4.3. che in ipotesi di concreta inutilizzabilità da parte di Poste Italiane del rimedio previsto dal D.P.R. n. 602 del 1973, art. 38, comma 1, per decorso del termine di presentazione dell’istanza di rimborso, ivi stabilito a pena di decadenza, di quarantotto mesi decorrente dal “versamento” delle somme non dovute, trova applicazione il D.Lgs. n. 546 del 1992, art. 21, comma 2, avente carattere residuale e di chiusura del sistema, secondo il quale l’istanza di rimborso può essere presentata entro due anni dal giorno in cui si è verificato il presupposto per la restituzione (Cass. 12919 del 2019, Cass. n. 82 del 2014);

4.4. che quanto ora osservato rende ininfluente al fine dell’accoglimento della tesi della restituzione al lordo e non al netto delle ritenute fiscali, la possibilità per il sostituito di recuperare le ritenute fiscali divenute non dovute attraverso il meccanismo della deducibilità D.P.R n. 917 del 1986, ex art. 10, comma 1, lett. d) bis;

5. che a tutto quanto sopra consegue il rigetto del ricorso e la condanna della società alla rifusione delle spese di lite;

6. che sussistono i presupposti processuali per il versamento da parte del ricorrente dell’ulteriore importo a titolo di contributo unificato pari a quello, ove dovuto, per il ricorso a norma dello stesso art. 13, comma 1 bis, (Cass. Sez. Un. 23535 del 2019).

P.Q.M.

La Corte rigetta il ricorso. Condanna parte ricorrente alla rifusione delle spese di lite che liquida in Euro 4.000,00 per compensi professionali, Euro 200,00 per esborsi, oltre spese forfettarie nella misura del 15% e accessori come per legge.
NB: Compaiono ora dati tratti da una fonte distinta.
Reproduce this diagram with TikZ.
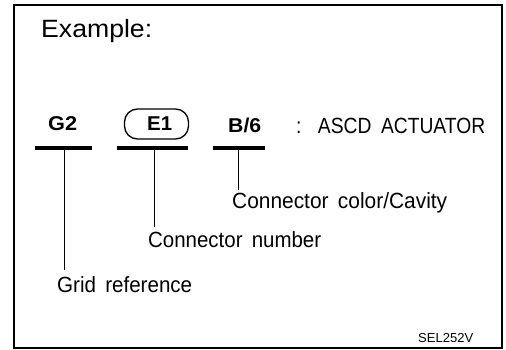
\documentclass[tikz,border=0pt]{standalone}
\usepackage{fontspec}
\setmainfont{Liberation Sans}
\usepackage{graphicx}
\newcommand\fitx[2]{\resizebox{#1}{\height}{#2}}
\begin{document}
\begin{tikzpicture}[x=1pt,y=-1pt,
  lbl/.style={anchor=base west,inner sep=0pt,font=\fontsize{22}{26}\selectfont},
  code/.style={anchor=base west,inner sep=0pt,font=\fontsize{20}{24}\selectfont\bfseries},
  barbox/.style={fill=black,draw=none,inner sep=0pt,minimum height=4.5pt},
  lead/.style={line width=1pt},
  frame/.style={line width=2pt}]
\useasboundingbox (0,0) rectangle (506,350);
\draw[frame] (14,5) rectangle (502,348);

\node[lbl,font=\fontsize{25}{29}\selectfont] (ex) at (41,38) {\fitx{111pt}{Example:}};

% codes
\node[code] (g2) at (48,131) {\fitx{29pt}{G2}};
\node[draw,line width=1.3pt,rounded corners=13pt,minimum width=64pt,minimum height=30pt,inner sep=0pt] (e1box) at (156.5,124) {};
\node[code] (e1) at (147,131) {\fitx{25pt}{E1}};
\node[code] (b6) at (228,133) {\fitx{33pt}{B/6}};
\node[lbl] (asc) at (296,134) {\fitx{189pt}{:\hspace{0.85em}ASCD\hspace{0.5em}ACTUATOR}};

% bars
\node[barbox,minimum width=57pt] (barG) at (63.5,148) {};
\node[barbox,minimum width=71pt] (barE) at (152.5,148) {};
\node[barbox,minimum width=52pt] (barB) at (239,148) {};

% leader ends
\coordinate (gEnd) at (64,270);
\coordinate (eEnd) at (154,227);
\coordinate (bEnd) at (238,190);
\draw[lead] (barG.center -| gEnd) -- (gEnd);
\draw[lead] (barE.center -| eEnd) -- (eEnd);
\draw[lead] (barB.center -| bEnd) -- (bEnd);

% labels
\node[lbl] (lcav) at (232,208) {\fitx{215pt}{Connector\hspace{0.45em}color/Cavity}};
\node[lbl] (lnum) at (148,247) {\fitx{173pt}{Connector\hspace{0.45em}number}};
\node[lbl] (lgrid) at (57,292) {\fitx{135pt}{Grid\hspace{0.45em}reference}};

\node[anchor=base west,inner sep=0pt,font=\fontsize{13}{15}\selectfont] (sel) at (418,342) {\fitx{55pt}{SEL252V}};
\end{tikzpicture}
\end{document}
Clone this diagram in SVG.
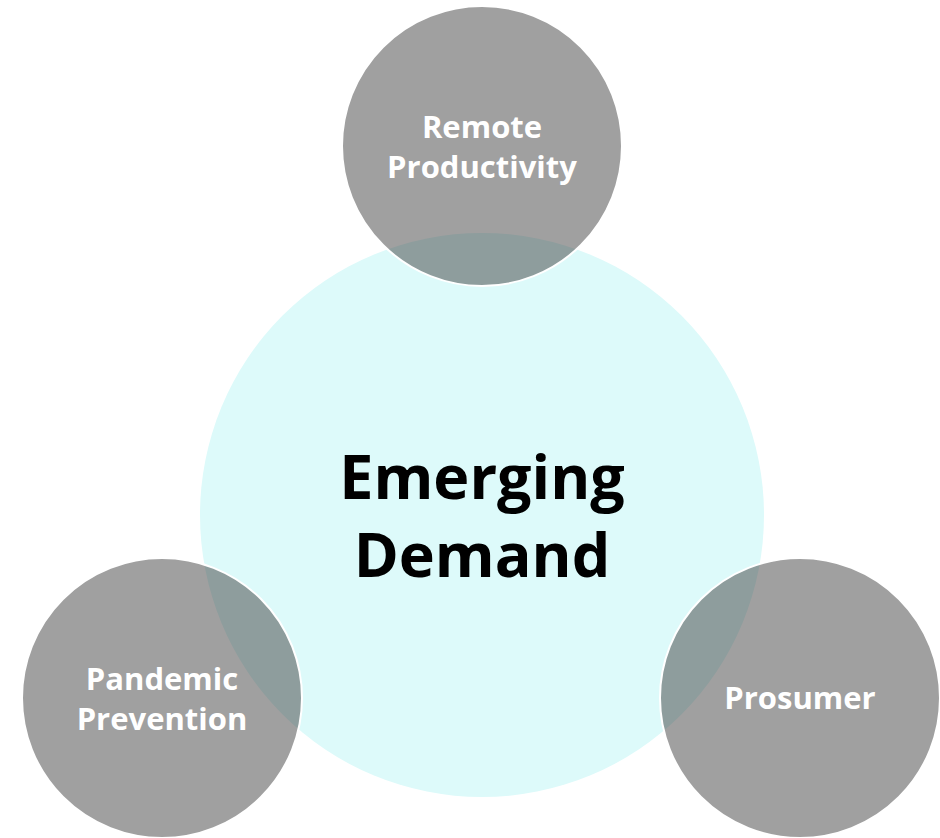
<svg xmlns="http://www.w3.org/2000/svg" width="940" height="838" viewBox="0 0 940 838">
<style>
.big{fill:#DDFAFA}
.sat{fill:#353535;fill-opacity:0.47;stroke:#FFFFFF;stroke-width:2}
.lbl{font-family:"Open Sans","Liberation Sans",sans-serif;font-weight:bold;font-size:31px;fill:#FFFFFF;text-anchor:middle}
.ctr{font-family:"Open Sans","Liberation Sans",sans-serif;font-weight:bold;font-size:61px;fill:#000000;text-anchor:middle}
</style>
<rect width="940" height="838" fill="#FFFFFF"/>
<g id="center">
<circle class="big" cx="482" cy="515" r="282"/>
<text class="ctr" x="482" y="499">Emerging</text>
<text class="ctr" x="482" y="577">Demand</text>
</g>
<g id="remote">
<circle class="sat" cx="482" cy="146" r="140"/>
<text class="lbl" x="482" y="138">Remote</text>
<text class="lbl" x="482" y="178">Productivity</text>
</g>
<g id="pandemic">
<circle class="sat" cx="162" cy="698" r="140"/>
<text class="lbl" x="162" y="690">Pandemic</text>
<text class="lbl" x="162" y="730">Prevention</text>
</g>
<g id="prosumer">
<circle class="sat" cx="800" cy="698" r="140"/>
<text class="lbl" x="800" y="709">Prosumer</text>
</g>
<g id="connectors"></g>
</svg>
Ai sensi del D.P.R. n. 115 del 2002, art. 13, comma 1 quater, dà atto della sussistenza dei presupposti processuali per il versamento, da parte del ricorrente dell’ulteriore importo a titolo di contributo unificato pari a quello previsto per il ricorso, a norma dello stesso art. 13, comma 1 bis, se dovuto.

Così deciso in Roma, il 6 novembre 2019.